Kenyan boyband Sauti Sol says it is not to blame for its failure to perform at the 10th edition of the PanAfrican Dance Festival, known by its French acronym Fespad, in Kigali, on July 29.
The quartet, which has gained in popularity in Rwanda over the last two years, failed to perform before an expectant crowd outside Amahoro National Stadium last week Sunday, as many fans took to social media to express disappointment.
Sauti Sol apologised and set the record straight, they were not responsible for the events that led to their failure to perform, instead blaming the organisers.
“This was an organisational issue with the promoters of the festival. They reached out to us and despite our busy schedule in Zambia, we decided to fit in this show because as usual we were excited to come play in Kigali. We always have a blast playing for our Rwandan fans,” Sauti Sol said in a statement.

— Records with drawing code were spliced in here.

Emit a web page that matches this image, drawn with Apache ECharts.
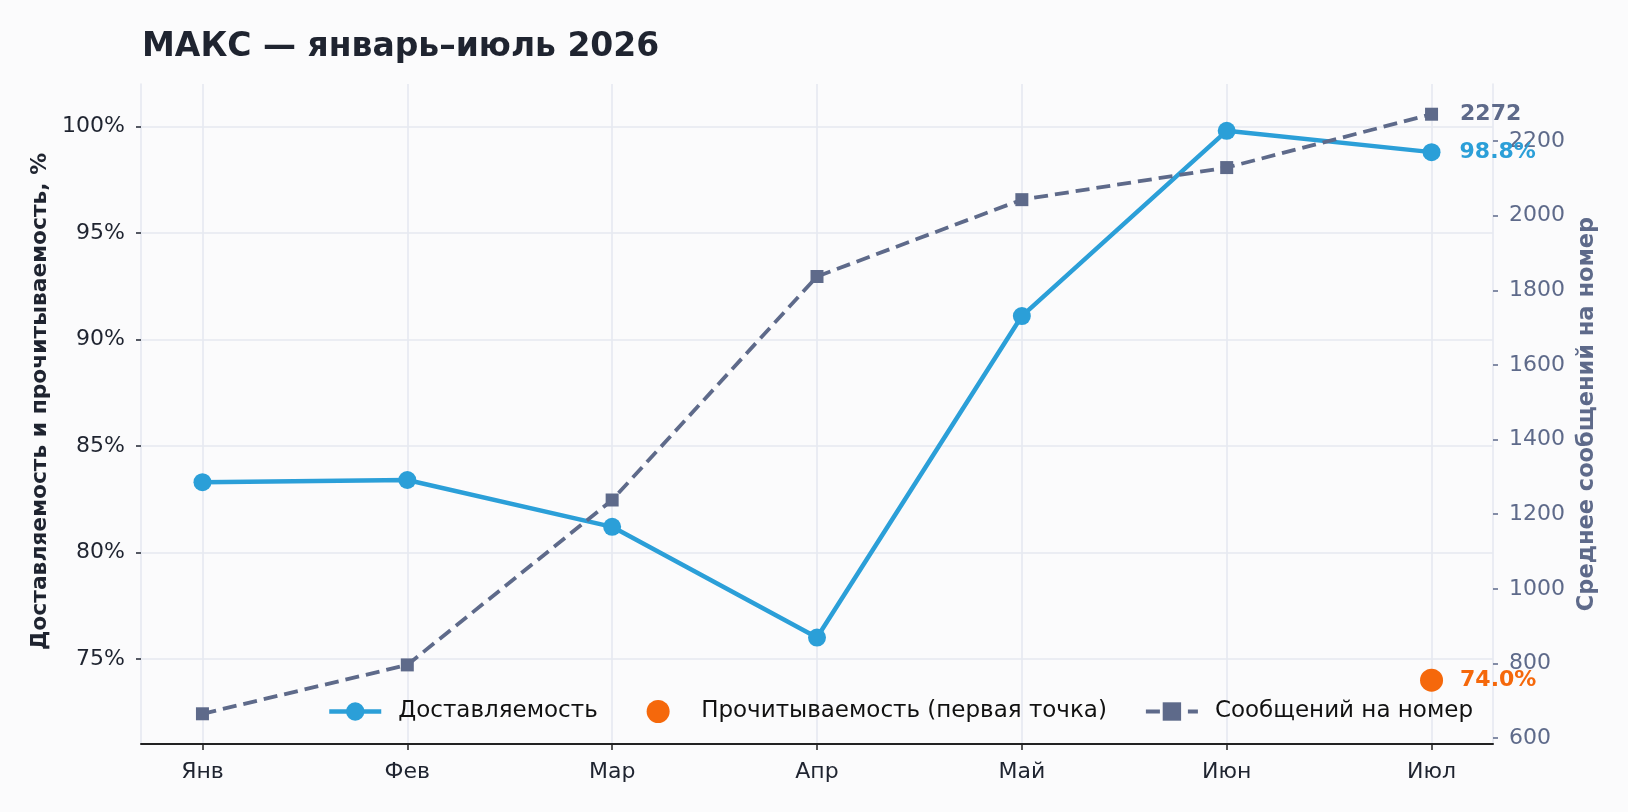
<!DOCTYPE html>
<html>
<head>
<meta charset="utf-8">
<script src="https://cdn.jsdelivr.net/npm/echarts@6/dist/echarts.min.js"></script>
<style>
html, body { margin: 0; padding: 0; background: #fbfbfc; }
#chart { width: 1628px; height: 812px; }
</style>
</head>
<body>
<div id="chart"></div>
<script>
var months = ['Янв', 'Фев', 'Мар', 'Апр', 'Май', 'Июн', 'Июл'];
var delivery = [83.3, 83.4, 81.2, 76.0, 91.1, 99.8, 98.8];
var readRate = [null, null, null, null, null, null, 74.0];
var msgsPerNumber = [665, 796, 1238, 1837, 2043, 2129, 2272];
var pctTicks = [75, 80, 85, 90, 95, 100];
var msgTicks = [600, 800, 1000, 1200, 1400, 1600, 1800, 2000, 2200];
var monthIdx = [0, 1, 2, 3, 4, 5, 6];

var BLUE = '#2b9fd8', ORANGE = '#f5680b', SLATE = '#5e6a8a', INK = '#1f2430', GRID = '#e6e9f0';
var FONT = 'DejaVu Sans';

var lastLabel = function(color, dist, fmt) {
	return {
		show: true, position: 'right', distance: dist,
		color: color, fontFamily: FONT, fontWeight: 'bold', fontSize: 22,
		formatter: fmt
	};
};

var pointsOf = function(arr, labelOpt) {
	var out = [];
	arr.forEach(function(v, i) {
		if (v === null) return;
		var item = { value: [i, v] };
		if (i === arr.length - 1) item.label = labelOpt;
		out.push(item);
	});
	return out;
};

var legendText = { fontFamily: FONT, fontSize: 23, color: '#111', padding: [0, 0, 0, 12] };

var option = {
	backgroundColor: '#fbfbfc',
	animation: false,
	textStyle: { fontFamily: FONT },
	title: {
		text: 'МАКС — январь–июль 2026',
		left: 137, top: 26,
		textStyle: { fontFamily: FONT, fontSize: 33, fontWeight: 'bold', color: INK }
	},
	grid: { left: 141, right: 135, top: 84, bottom: 68 },
	// two legend blocks so the first item keeps the wider gap of the original
	legend: [{
		left: 327, top: 700,
		padding: 0,
		itemWidth: 52, itemHeight: 23,
		textStyle: legendText,
		data: [{ name: 'Доставляемость', lineStyle: { width: 4.5 } }]
	}, {
		right: 155, top: 700,
		padding: 0,
		itemGap: 37,
		itemWidth: 52, itemHeight: 23,
		textStyle: legendText,
		data: [
			{ name: 'Прочитываемость (первая точка)' },
			{ name: 'Сообщений на номер', lineStyle: { width: 4 } }
		]
	}],
	xAxis: {
		type: 'value', min: -0.3, max: 6.3,
		axisLine: { show: true, onZero: false, lineStyle: { color: '#222', width: 2 } },
		axisTick: { show: true, length: 6, lineStyle: { color: '#222', width: 1.5 }, customValues: monthIdx },
		axisLabel: {
			customValues: monthIdx, margin: 17,
			fontFamily: FONT, fontSize: 22, color: INK,
			formatter: function(v) { return months[Math.round(v)]; }
		},
		splitLine: { show: true, lineStyle: { color: GRID, width: 1.6 } }
	},
	yAxis: [{
		type: 'value', min: 71, max: 102, position: 'left',
		name: 'Доставляемость и прочитываемость, %',
		nameLocation: 'middle', nameGap: 88, nameRotate: 90,
		nameTextStyle: { fontFamily: FONT, fontSize: 21.8, fontWeight: 'bold', color: INK, padding: [0, 0, 0, 25] },
		axisLine: { show: true, onZero: false, lineStyle: { color: GRID, width: 1.6 } },
		axisTick: { show: true, length: 5, lineStyle: { color: INK, width: 1.5 }, customValues: pctTicks },
		axisLabel: {
			customValues: pctTicks, margin: 16,
			fontFamily: FONT, fontSize: 22, color: INK,
			formatter: '{value}%'
		},
		splitLine: { show: true, lineStyle: { color: GRID, width: 1.6 } }
	}, {
		type: 'value', min: 584, max: 2353, position: 'right',
		name: 'Среднее сообщений на номер',
		nameLocation: 'middle', nameGap: 81, nameRotate: 90,
		nameTextStyle: { fontFamily: FONT, fontSize: 22.5, fontWeight: 'bold', color: SLATE },
		axisLine: { show: true, onZero: false, lineStyle: { color: GRID, width: 1.6 } },
		axisTick: { show: true, length: 5, lineStyle: { color: SLATE, width: 1.5 }, customValues: msgTicks },
		axisLabel: {
			customValues: msgTicks, margin: 16,
			fontFamily: FONT, fontSize: 22, color: SLATE,
			formatter: function(v) { return String(v); }
		},
		splitLine: { show: false }
	}],
	series: [{
		name: 'Доставляемость',
		type: 'line',
		yAxisIndex: 0,
		z: 2,
		symbol: 'circle', symbolSize: 18,
		itemStyle: { color: BLUE },
		lineStyle: { color: BLUE, width: 4.5 },
		data: pointsOf(delivery, lastLabel(BLUE, 19, function(p) { return p.value[1].toFixed(1) + '%'; }))
	}, {
		name: 'Прочитываемость (первая точка)',
		type: 'scatter',
		yAxisIndex: 0,
		z: 3,
		symbol: 'circle', symbolSize: 23,
		itemStyle: { color: ORANGE, opacity: 1 },
		data: pointsOf(readRate, lastLabel(ORANGE, 17, function(p) { return p.value[1].toFixed(1) + '%'; }))
	}, {
		name: 'Сообщений на номер',
		type: 'line',
		yAxisIndex: 1,
		z: 4,
		symbol: 'rect', symbolSize: 13,
		itemStyle: { color: SLATE },
		lineStyle: { color: SLATE, width: 3.8, type: [14, 7] },
		data: pointsOf(msgsPerNumber, lastLabel(SLATE, 22, function(p) { return String(p.value[1]); }))
	}]
};

var chart = echarts.init(document.getElementById('chart'));
chart.setOption(option);
</script>
</body>
</html>
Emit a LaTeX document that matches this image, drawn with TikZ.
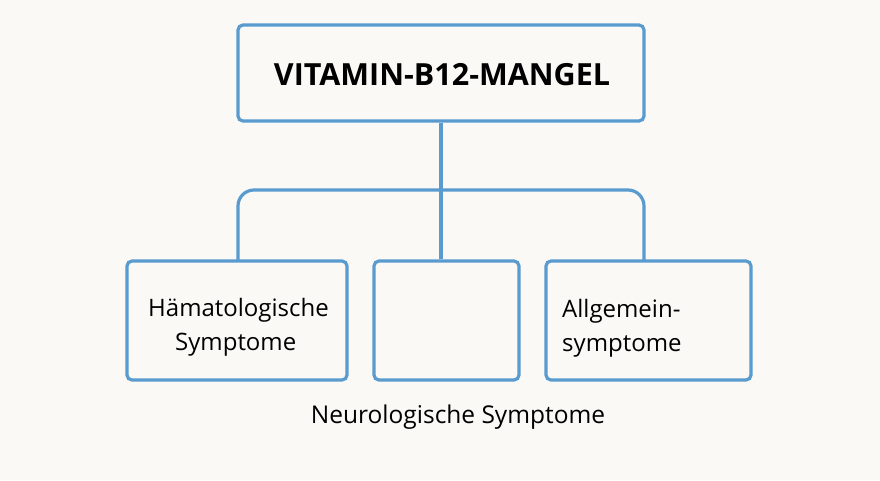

Their flight from Lusaka booked by the organisers arrived in Kigali at 9:30pm only to be informed that the concert was closing at 10:30pm. Despite doing their best to appear at the festival they could not perform.
“With our band already on stage and ready for us, unfortunately it was announced that the festival was over and our performance must be cancelled. This was a deeply disappointing outcome but the situation was out of our hands. If it was up to us, we would have rocked like we always do,” Sauti Sol said.
Their failure to perform triggered criticism from loyal Rwandan fans but as it turned out, it had everything to do with the organisers.
The Ministry of Sports and Culture admitted that the Fespad launch concert did not go as planned and took the blame.
The Minister of Sports and Culture, Julienne Uwacu, tweeted: “I and the staff of the Ministry of Sports & Culture deeply regret our failure to host the Fespad launch that both the artistes and the Rwandan public deserve. We apologise to @sautisol, every artist as well as to Rwandan fans for this failure. The lessons learned will not be wasted.”
In a country where efficiency is not an option, several officials are likely to find themselves answerable for the poor organisation of the once popular continental festival, which used to attract the top artistes.
For music lovers like Fiona Kamikazi Rutagengwa, this Fespad was a pale shadow of past editions, with the high point coming in 2010 when the likes of Kassav, Lauryn Hill, Koffi Olomide and D’banj performed before full stadia.
According to reliable sources, President Paul Kagame, as the current chairman of the African Union, and First Lady Jeannette Kagame were supposed to attend the festival, but changed their minds.
After 2010, the biennial festival was moved from the Ministry to Rwanda Development Board (RDB) which shifted it from August to February. The 2013 event was marred by technical glitches, low turnout and poor organisation.
RDB chief executive Clare Akamanzi promised at the time that lessons had been learned and what happened would not recur.
In 2016, the festival returned, this time back to the Ministry of Sports and Culture and merged with the national festival day, traditionally known as Umuganura. The weeklong festivities were again marred by low attendance and poor organisation.
“It is all down to organisation. If you do not involve partners and advertise ahead of time, any event is bound to fail. How can a free event flop?” wondered DJ Nano, a Kigali-based DJ.
Others say the ministry should cede organisation to a private showbiz company for it to succeed.
Nevertheless, local stars Knowless Butera, Bruce Melodie, Zoa Zoba, Igor Mabano and Sebeya Band from Nyundo School of Music entertained the showgoers.
The weeklong festivities, were held in the districts of Musanze, Rubavu, Huye, Rwamagana and Nyanza.